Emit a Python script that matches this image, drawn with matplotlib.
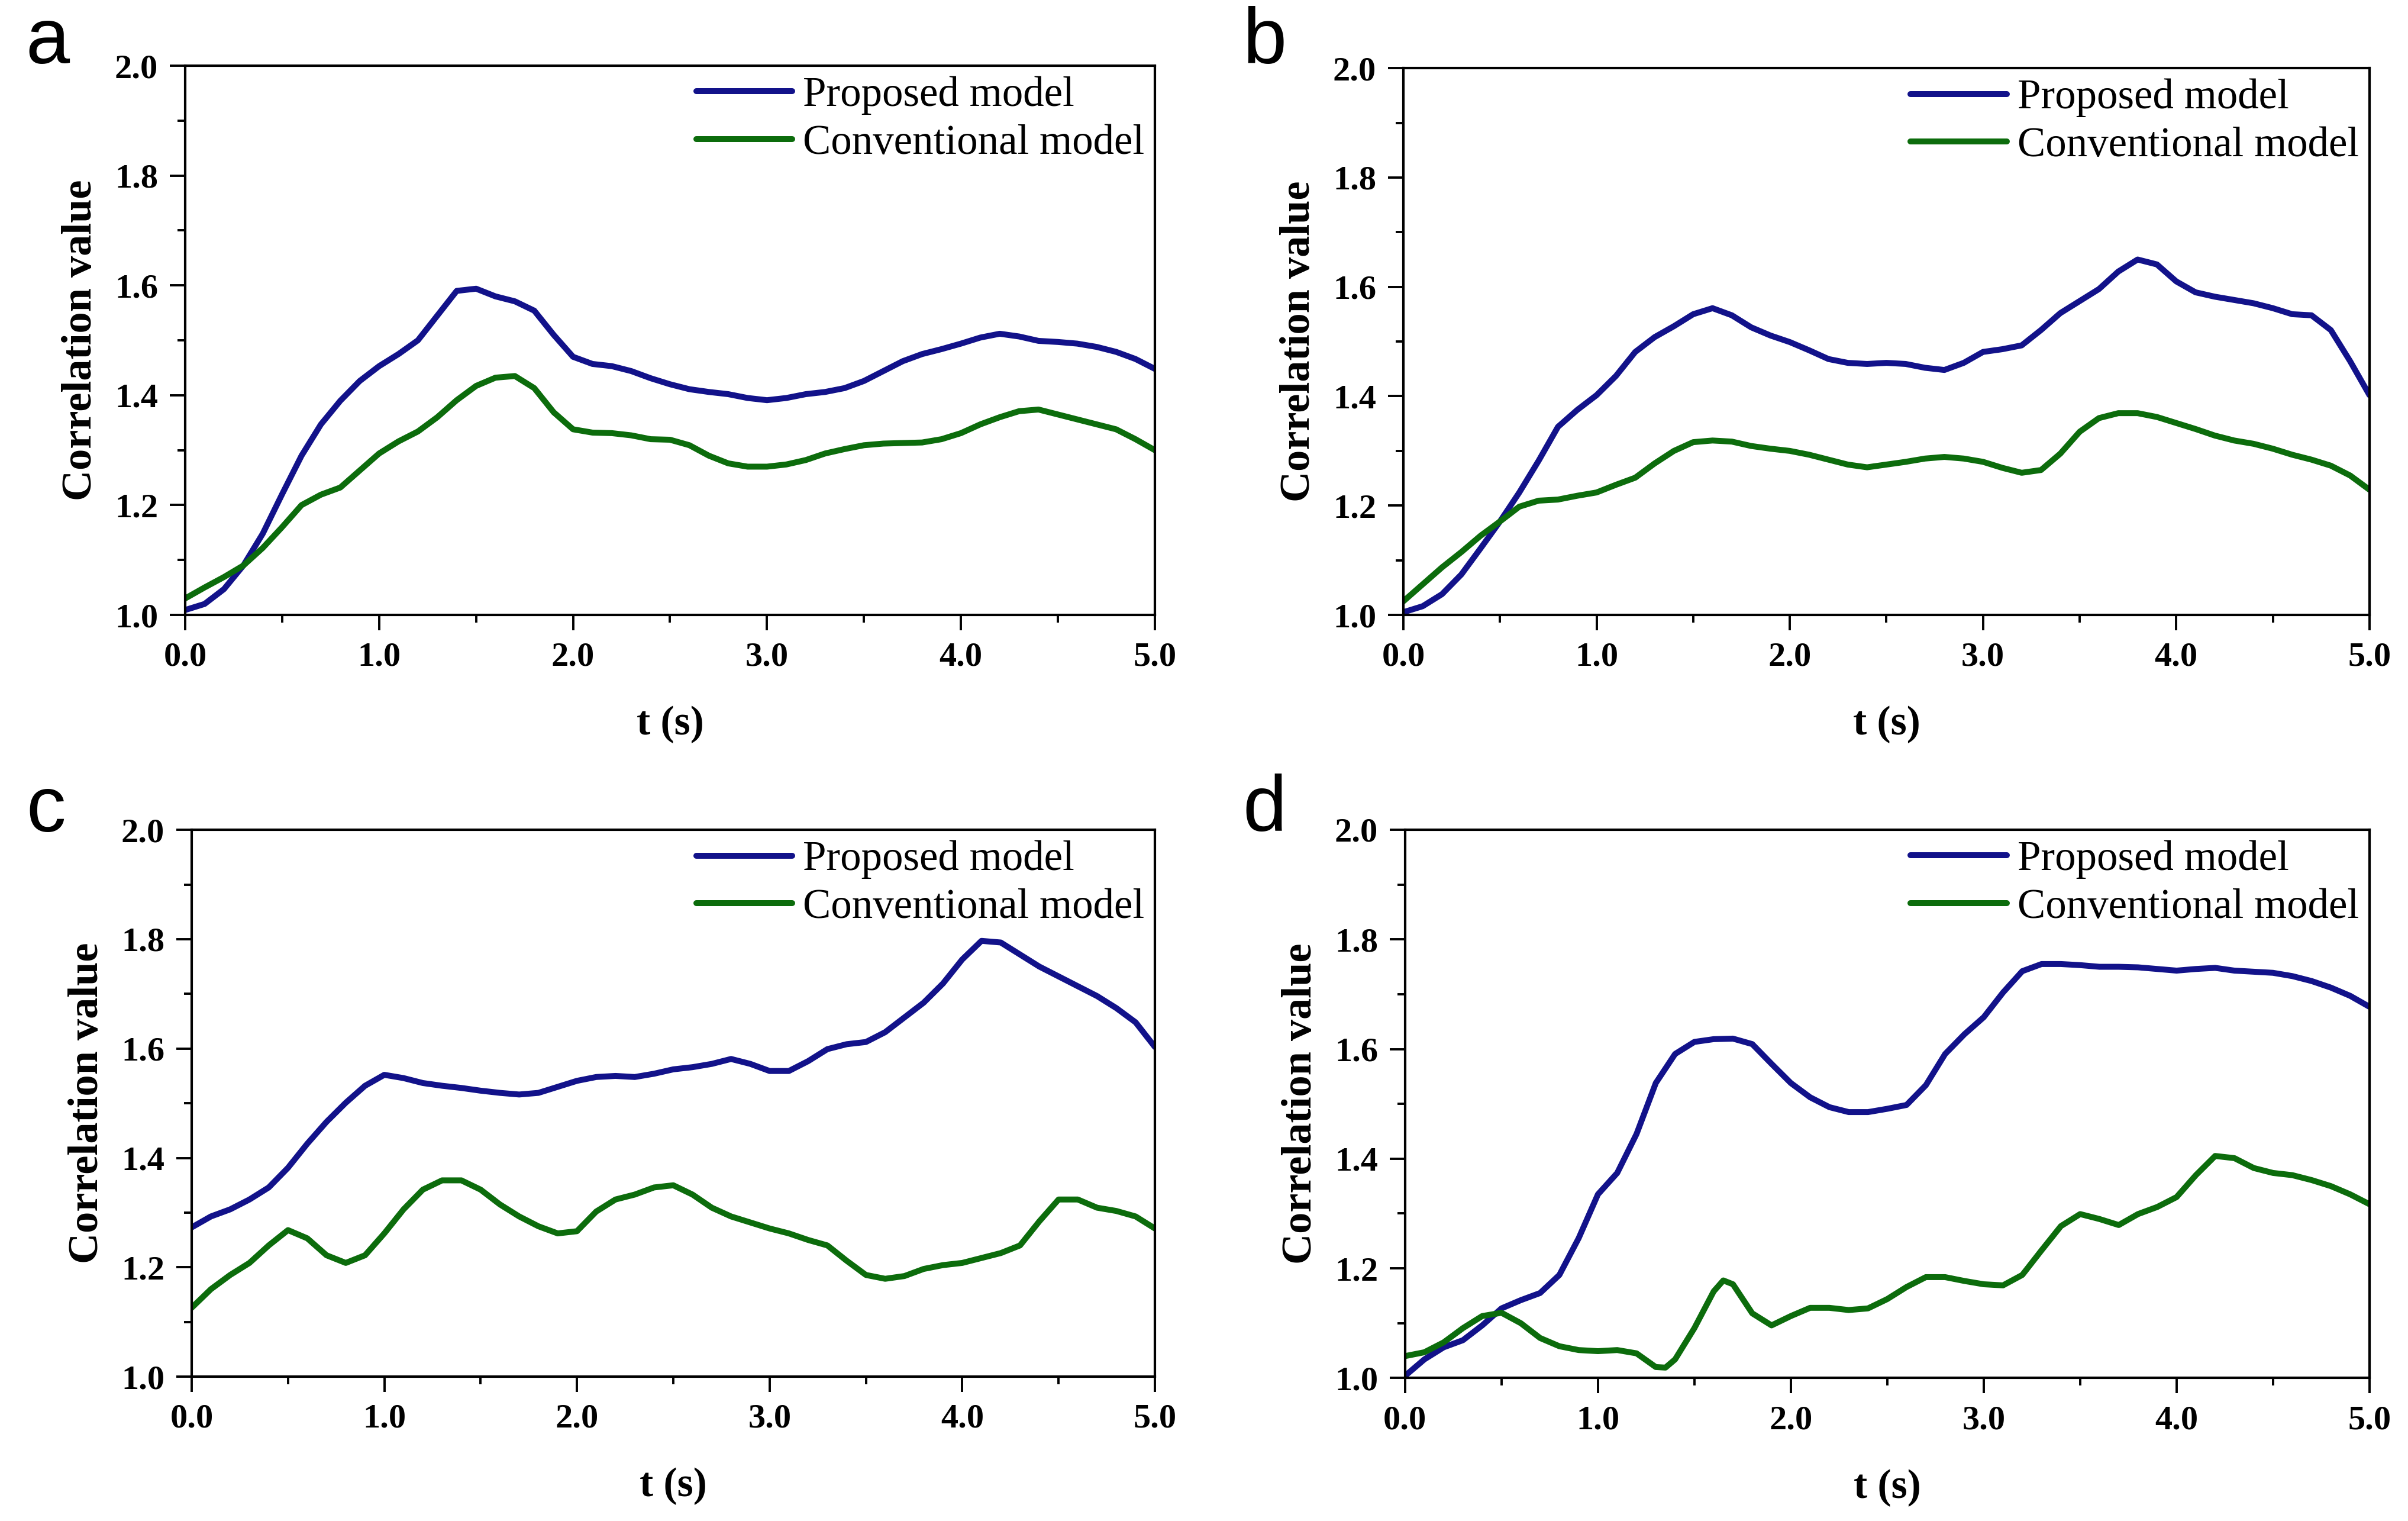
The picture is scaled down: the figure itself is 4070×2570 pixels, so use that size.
import numpy as np
import matplotlib
matplotlib.use("Agg")
from matplotlib import pyplot as plt
from matplotlib.ticker import MultipleLocator, FormatStrFormatter

# time axis (s), values read every 0.1 s
t = np.round(np.arange(0, 5.01, 0.1), 2)

# panel a
a_proposed = [1.009, 1.02, 1.047, 1.09, 1.148, 1.22, 1.29, 1.347, 1.39, 1.426,
              1.453, 1.475, 1.50, 1.545, 1.59, 1.594, 1.58, 1.571, 1.554, 1.51,
              1.47, 1.457, 1.453, 1.444, 1.431, 1.42, 1.411, 1.406, 1.402, 1.395,
              1.391, 1.395, 1.402, 1.406, 1.413, 1.426, 1.444, 1.462, 1.475, 1.484,
              1.494, 1.505, 1.512, 1.507, 1.499, 1.497, 1.494, 1.488, 1.479, 1.466,
              1.448]
a_conventional = [1.03, 1.05, 1.069, 1.09, 1.122, 1.16, 1.20, 1.219, 1.232, 1.263,
                  1.294, 1.316, 1.334, 1.36, 1.391, 1.417, 1.432, 1.435, 1.413, 1.369,
                  1.338, 1.332, 1.331, 1.327, 1.32, 1.319, 1.309, 1.29, 1.276, 1.27,
                  1.27, 1.274, 1.282, 1.294, 1.302, 1.309, 1.312, 1.313, 1.314, 1.32,
                  1.331, 1.347, 1.36, 1.371, 1.374, 1.365, 1.356, 1.347, 1.338, 1.32,
                  1.30]

# panel b
b_proposed = [1.005, 1.016, 1.038, 1.074, 1.122, 1.171, 1.224, 1.282, 1.344, 1.375,
              1.402, 1.437, 1.481, 1.508, 1.528, 1.55, 1.561, 1.548, 1.526, 1.511,
              1.499, 1.484, 1.468, 1.461, 1.459, 1.461, 1.459, 1.452, 1.448, 1.461,
              1.481, 1.486, 1.493, 1.521, 1.552, 1.574, 1.596, 1.628, 1.65, 1.641,
              1.61, 1.59, 1.582, 1.576, 1.57, 1.561, 1.55, 1.548, 1.521, 1.464,
              1.402]
b_conventional = [1.025, 1.056, 1.087, 1.115, 1.145, 1.171, 1.198, 1.209, 1.211, 1.218,
                  1.224, 1.238, 1.251, 1.277, 1.30, 1.316, 1.319, 1.317, 1.309, 1.304,
                  1.30, 1.293, 1.284, 1.275, 1.27, 1.275, 1.28, 1.286, 1.289, 1.286,
                  1.28, 1.269, 1.26, 1.265, 1.295, 1.335, 1.36, 1.369, 1.369, 1.362,
                  1.351, 1.34, 1.328, 1.319, 1.313, 1.304, 1.293, 1.284, 1.273, 1.255,
                  1.229]

# panel c
c_proposed = [1.273, 1.293, 1.306, 1.324, 1.346, 1.382, 1.426, 1.466, 1.501, 1.532,
              1.552, 1.546, 1.537, 1.532, 1.528, 1.523, 1.519, 1.516, 1.519, 1.53,
              1.541, 1.548, 1.55, 1.548, 1.554, 1.562, 1.566, 1.572, 1.581, 1.572,
              1.559, 1.559, 1.577, 1.599, 1.608, 1.612, 1.63, 1.657, 1.684, 1.719,
              1.763, 1.797, 1.794, 1.772, 1.75, 1.732, 1.714, 1.696, 1.674, 1.648,
              1.603]
c_conventional = [1.126, 1.16, 1.186, 1.208, 1.24, 1.268, 1.253, 1.222, 1.208, 1.222,
                  1.262, 1.306, 1.342, 1.359, 1.359, 1.342, 1.315, 1.293, 1.275, 1.262,
                  1.266, 1.302, 1.324, 1.333, 1.346, 1.35, 1.333, 1.309, 1.293, 1.282,
                  1.271, 1.262, 1.25, 1.24, 1.212, 1.186, 1.179, 1.184, 1.197, 1.204,
                  1.208, 1.217, 1.226, 1.24, 1.284, 1.324, 1.324, 1.309, 1.303, 1.293,
                  1.271]

# panel d
d_proposed = [1.004, 1.034, 1.056, 1.069, 1.096, 1.127, 1.142, 1.155, 1.188, 1.255,
              1.335, 1.374, 1.445, 1.538, 1.591, 1.613, 1.618, 1.619, 1.609, 1.573,
              1.538, 1.512, 1.494, 1.485, 1.485, 1.491, 1.498, 1.534, 1.591, 1.627,
              1.658, 1.703, 1.742, 1.755, 1.755, 1.753, 1.75, 1.75, 1.749, 1.746,
              1.743, 1.746, 1.748, 1.743, 1.741, 1.739, 1.733, 1.724, 1.712, 1.697,
              1.677]
t_d_conv = [0.0, 0.1, 0.2, 0.3, 0.4, 0.5, 0.6, 0.7, 0.8, 0.9,
            1.0, 1.1, 1.2, 1.3, 1.35, 1.4, 1.5, 1.6, 1.65, 1.7, 1.8, 1.9,
            2.0, 2.1, 2.2, 2.3, 2.4, 2.5, 2.6, 2.7, 2.8, 2.9,
            3.0, 3.1, 3.2, 3.3, 3.4, 3.5, 3.6, 3.7, 3.8, 3.9,
            4.0, 4.1, 4.2, 4.3, 4.4, 4.5, 4.6, 4.7, 4.8, 4.9, 5.0]
d_conventional = [1.04, 1.047, 1.065, 1.091, 1.113, 1.119, 1.10, 1.073, 1.058, 1.051,
                  1.049, 1.051, 1.045, 1.02, 1.019, 1.034, 1.091, 1.158, 1.178, 1.171, 1.118, 1.096,
                  1.113, 1.128, 1.128, 1.124, 1.127, 1.144, 1.166, 1.184, 1.184, 1.177,
                  1.171, 1.169, 1.188, 1.233, 1.277, 1.299, 1.29, 1.279, 1.299, 1.312,
                  1.33, 1.37, 1.405, 1.401, 1.383, 1.374, 1.37, 1.361, 1.35, 1.335, 1.317]

panel_letters = ["a", "b", "c", "d"]
legend_labels = ["Proposed model", "Conventional model"]
blue = "#12128a"
green = "#0c6c0c"

serif = "Liberation Serif"

fig = plt.figure(figsize=(20.35, 12.85), dpi=200)

# axes boxes [left, bottom, width, height] in figure fractions
boxes = [
    [0.0769, 0.5957, 0.4027, 0.3611],
    [0.5828, 0.5957, 0.4012, 0.3595],
    [0.0796, 0.0949, 0.4000, 0.3595],
    [0.5835, 0.0940, 0.4005, 0.3605],
]
letter_pos = [(0.0106, 0.9584), (0.516, 0.9584), (0.0110, 0.4533), (0.516, 0.4537)]

panels = [
    (t, a_proposed, t, a_conventional),
    (t, b_proposed, t, b_conventional),
    (t, c_proposed, t, c_conventional),
    (t, d_proposed, t_d_conv, d_conventional),
]

for box, (tp, yp, tc, yc), letter, lpos in zip(boxes, panels, panel_letters, letter_pos):
    ax = fig.add_axes(box)
    ax.plot(tp, yp, color=blue, lw=3.6, label=legend_labels[0],
            solid_capstyle="round", solid_joinstyle="round")
    ax.plot(tc, yc, color=green, lw=3.6, label=legend_labels[1],
            solid_capstyle="round", solid_joinstyle="round")

    ax.set_xlim(0, 5)
    ax.set_ylim(1.0, 2.0)
    ax.xaxis.set_major_locator(MultipleLocator(1.0))
    ax.xaxis.set_minor_locator(MultipleLocator(0.5))
    ax.yaxis.set_major_locator(MultipleLocator(0.2))
    ax.yaxis.set_minor_locator(MultipleLocator(0.1))
    ax.xaxis.set_major_formatter(FormatStrFormatter("%.1f"))
    ax.yaxis.set_major_formatter(FormatStrFormatter("%.1f"))
    ax.tick_params(which="major", direction="out", length=9.5, width=1.4, pad=7,
                   top=False, right=False)
    ax.tick_params(which="minor", direction="out", length=4.7, width=1.4,
                   top=False, right=False)
    for lab in ax.get_xticklabels() + ax.get_yticklabels():
        lab.set_fontfamily(serif)
        lab.set_fontweight("bold")
        lab.set_fontsize(21)
    for sp in ax.spines.values():
        sp.set_linewidth(1.5)

    ax.set_xlabel("t (s)", fontsize=25, fontweight="bold", family=serif, labelpad=20)
    ax.set_ylabel("Correlation value", fontsize=26, fontweight="bold", family=serif,
                  labelpad=9)

    leg = ax.legend(loc="upper right", bbox_to_anchor=(1.0, 1.0), frameon=False,
                    prop={"family": serif, "size": 25.5}, handlelength=2.3,
                    handletextpad=0.25, labelspacing=0.22, borderaxespad=0.05,
                    borderpad=0.2)
    for line in leg.get_lines():
        line.set_linewidth(3.6)
        line.set_solid_capstyle("round")

    fig.text(lpos[0], lpos[1], letter, fontsize=48, family="Liberation Sans",
             va="baseline", ha="left")

fig.savefig("out.png", dpi=200, facecolor="white")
+ + + +
Problem requirements:
Without any pictures, reproduce the lines from the first one in the material through the line that has "t = np.round(np.arange(0, 5.01, 0.1), 2)", exactly as they appear.

Exercise output:
Emit a Python script that matches this image, drawn with matplotlib.
The picture is scaled down: the figure itself is 4070×2570 pixels, so use that size.
import numpy as np
import matplotlib
matplotlib.use("Agg")
from matplotlib import pyplot as plt
from matplotlib.ticker import MultipleLocator, FormatStrFormatter

# time axis (s), values read every 0.1 s
t = np.round(np.arange(0, 5.01, 0.1), 2)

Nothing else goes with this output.